The beauty of a data product that literally speaks the user’s language is that there is complete transparency on what the user is looking for. Not clicks or clueless hovering, but actual questions. Data teams are able to investigate exactly how users interact with their data products – like which questions business users are asking, which data attribute most people ask for but is not yet available, how well the tool is being adopted company wide, who flagged which data as being wrong, and even which questions take the longest to answer, so you can tweak those database indices.
Instead of operating like a service center reacting to JIRA tickets, data teams need to become missionary product teams proactively uncovering and solving the information needs of their organization, based on real data. To build on the “restaurant” analogy from Benn Stancil and Erik Bernhardsson, to achieve a modern data experience, we cannot be waiters, just waiting for the orders and a tip at the end, but rather that British butler that is always anticipating your needs and seems to read your mind.
Closing Thoughts
While the modern data stack is bringing more mature and reliable data processes, data democratization still seems to be just a mirage for many. Luckily, people are starting to realize that the solution to answering our most pressing business questions may not be yet-another-dashboard, despite what Gartner BI leaders tell you.

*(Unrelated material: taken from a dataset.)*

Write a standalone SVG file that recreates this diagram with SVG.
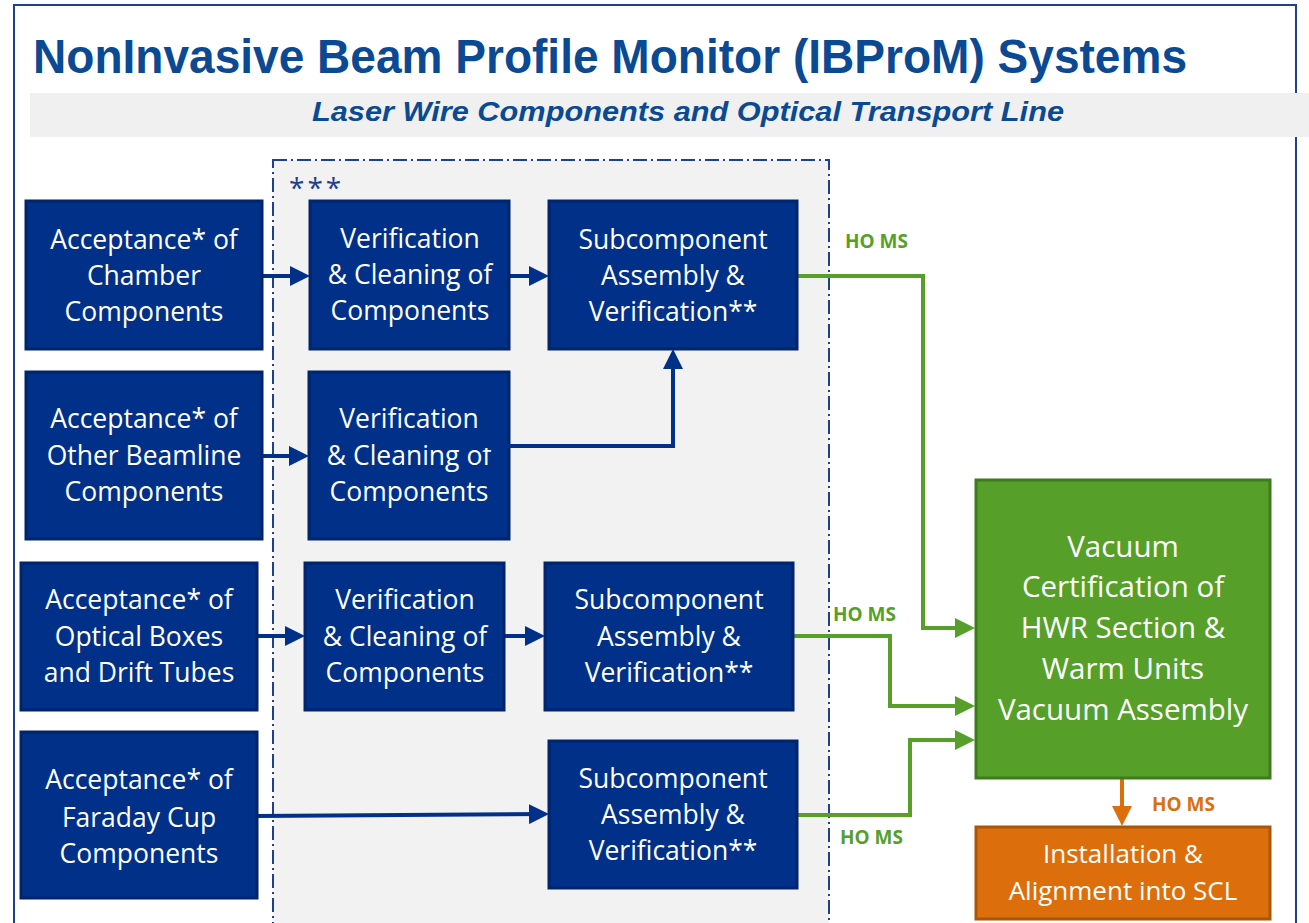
<svg xmlns="http://www.w3.org/2000/svg" width="1309" height="923" viewBox="0 0 1309 923">
<defs>
<style>
.bn{fill:#003087;stroke:#00256a;stroke-width:3}
.t{font-family:"Open Sans","Liberation Sans",sans-serif;font-size:26.5px;fill:#ffffff;text-anchor:middle}
.tb{font-family:"Open Sans","Liberation Sans",sans-serif;font-size:29.5px;fill:#ffffff;text-anchor:middle}
.to{font-family:"Open Sans","Liberation Sans",sans-serif;font-size:26px;fill:#ffffff;text-anchor:middle}
.cb{fill:none;stroke:#003087;stroke-width:4}
.cg{fill:none;stroke:#56a02a;stroke-width:4}
.co{fill:none;stroke:#dc6f0c;stroke-width:4}
.lg{font-family:"Open Sans","Liberation Sans",sans-serif;font-size:19px;font-weight:bold;fill:#56a02a}
.lo{font-family:"Open Sans","Liberation Sans",sans-serif;font-size:19px;font-weight:bold;fill:#dc6f0c}
</style>
<marker id="ab" markerWidth="5" markerHeight="5" refX="4" refY="2.5" orient="auto" markerUnits="strokeWidth"><path d="M0,0 L5,2.5 L0,5 z" fill="#003087"/></marker>
<marker id="ag" markerWidth="5" markerHeight="5" refX="4" refY="2.5" orient="auto" markerUnits="strokeWidth"><path d="M0,0 L5,2.5 L0,5 z" fill="#56a02a"/></marker>
<marker id="ao" markerWidth="5" markerHeight="5" refX="4" refY="2.5" orient="auto" markerUnits="strokeWidth"><path d="M0,0 L5,2.5 L0,5 z" fill="#dc6f0c"/></marker>
</defs>
<rect x="0" y="0" width="1309" height="923" fill="#ffffff"/>
<rect x="14" y="5" width="1282" height="930" fill="none" stroke="#1f3f8f" stroke-width="2"/>
<text x="33" y="73" font-family="Liberation Sans, Arial, sans-serif" font-size="48" font-weight="bold" fill="#0b4a93" textLength="1154" lengthAdjust="spacingAndGlyphs">NonInvasive Beam Profile Monitor (IBProM) Systems</text>
<rect x="30" y="93" width="1279" height="44" fill="#f0f0f0"/>
<text x="688" y="121" font-family="Liberation Sans, Arial, sans-serif" font-size="28" font-weight="bold" font-style="italic" fill="#0b4a93" text-anchor="middle" textLength="752" lengthAdjust="spacingAndGlyphs">Laser Wire Components and Optical Transport Line</text>
<g id="group-box">
<rect x="273" y="160" width="556" height="780" fill="#f2f2f2" stroke="#1f3f8f" stroke-width="2" stroke-dasharray="14,4,2,4"/>
<text x="289" y="198" font-family="Open Sans, Liberation Sans, sans-serif" font-size="28" letter-spacing="3" fill="#1f3f8f">***</text>
</g>
<g id="connectors">
<line class="cb" x1="262" y1="276" x2="306" y2="276" marker-end="url(#ab)"/>
<line class="cb" x1="509" y1="276" x2="545" y2="276" marker-end="url(#ab)"/>
<line class="cb" x1="262" y1="456" x2="305" y2="456" marker-end="url(#ab)"/>
<line class="cb" x1="257" y1="636" x2="301" y2="636" marker-end="url(#ab)"/>
<line class="cb" x1="504" y1="636" x2="541" y2="636" marker-end="url(#ab)"/>
<line class="cb" x1="257" y1="816" x2="545" y2="814" marker-end="url(#ab)"/>
<path class="cg" d="M797,276 H923 V628 H971" marker-end="url(#ag)"/>
<path class="cg" d="M793,636 H890 V706 H971" marker-end="url(#ag)"/>
<path class="cg" d="M797,815 H910 V740 H971" marker-end="url(#ag)"/>
<line class="co" x1="1122" y1="778" x2="1122" y2="822" marker-end="url(#ao)"/>
<text class="lg" x="845" y="248">HO MS</text>
<text class="lg" x="833" y="621">HO MS</text>
<text class="lg" x="840" y="844">HO MS</text>
<text class="lo" x="1152" y="811">HO MS</text>
</g>
<g id="a1"><rect class="bn" x="26" y="201" width="236" height="148"/><text class="t" x="144" y="249">Acceptance* of</text><text class="t" x="144" y="285">Chamber</text><text class="t" x="144" y="321">Components</text></g>
<g id="v1"><rect class="bn" x="310" y="201" width="199" height="148"/><text class="t" x="410" y="248">Verification</text><text class="t" x="410" y="284">&amp; Cleaning of</text><text class="t" x="410" y="320">Components</text></g>
<g id="s1"><rect class="bn" x="549" y="201" width="248" height="148"/><text class="t" x="673" y="249">Subcomponent</text><text class="t" x="673" y="285">Assembly &amp;</text><text class="t" x="673" y="321">Verification**</text></g>
<g id="a2"><rect class="bn" x="26" y="372" width="236" height="167"/><text class="t" x="144" y="428">Acceptance* of</text><text class="t" x="144" y="465">Other Beamline</text><text class="t" x="144" y="501">Components</text></g>
<g id="v2"><rect class="bn" x="309" y="372" width="200" height="167"/><text class="t" x="409" y="428">Verification</text><text class="t" x="409" y="465">&amp; Cleaning of</text><text class="t" x="409" y="501">Components</text></g>
<path class="cb" d="M476,446 H673 V353" marker-end="url(#ab)"/>
<g id="a3"><rect class="bn" x="21" y="563" width="236" height="147"/><text class="t" x="139" y="609">Acceptance* of</text><text class="t" x="139" y="646">Optical Boxes</text><text class="t" x="139" y="682">and Drift Tubes</text></g>
<g id="v3"><rect class="bn" x="305" y="563" width="199" height="147"/><text class="t" x="405" y="609">Verification</text><text class="t" x="405" y="646">&amp; Cleaning of</text><text class="t" x="405" y="682">Components</text></g>
<g id="s3"><rect class="bn" x="545" y="563" width="248" height="147"/><text class="t" x="669" y="609">Subcomponent</text><text class="t" x="669" y="646">Assembly &amp;</text><text class="t" x="669" y="682">Verification**</text></g>
<g id="a4"><rect class="bn" x="21" y="732" width="236" height="166"/><text class="t" x="139" y="789">Acceptance* of</text><text class="t" x="139" y="827">Faraday Cup</text><text class="t" x="139" y="863">Components</text></g>
<g id="s4"><rect class="bn" x="549" y="741" width="248" height="147"/><text class="t" x="673" y="788">Subcomponent</text><text class="t" x="673" y="824">Assembly &amp;</text><text class="t" x="673" y="860">Verification**</text></g>
<g id="vac"><rect x="976" y="480" width="294" height="298" fill="#56a02a" stroke="#3f7a1f" stroke-width="3"/><text class="tb" x="1123" y="557">Vacuum</text><text class="tb" x="1123" y="597">Certification of</text><text class="tb" x="1123" y="638">HWR Section &amp;</text><text class="tb" x="1123" y="679">Warm Units</text><text class="tb" x="1123" y="720">Vacuum Assembly</text></g>
<g id="inst"><rect x="976" y="827" width="294" height="92" fill="#dc6f0c" stroke="#a85608" stroke-width="3"/><text class="to" x="1123" y="863">Installation &amp;</text><text class="to" x="1123" y="900">Alignment into SCL</text></g>
</svg>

We don’t need yet another dashboard – we need to abolish the Curiosity Tax and put an end to endless data breadlines.
We need to define and promote a shared language within our organization.
We need a better way to understand and address the data needs of our organization.
That is true data democratization. And we will only achieve it if we give language the proper importance in a data-driven organization.
—
[1] That’s why we are so impressed with AI models like GPT-3 – we struggle to distinguish NLP from general AI. “And is there a difference?”, Turing would ask.
[2] Not very fair to rats, I actually like them. But “multiply like bunnies” just sounds too positive and… fluffy?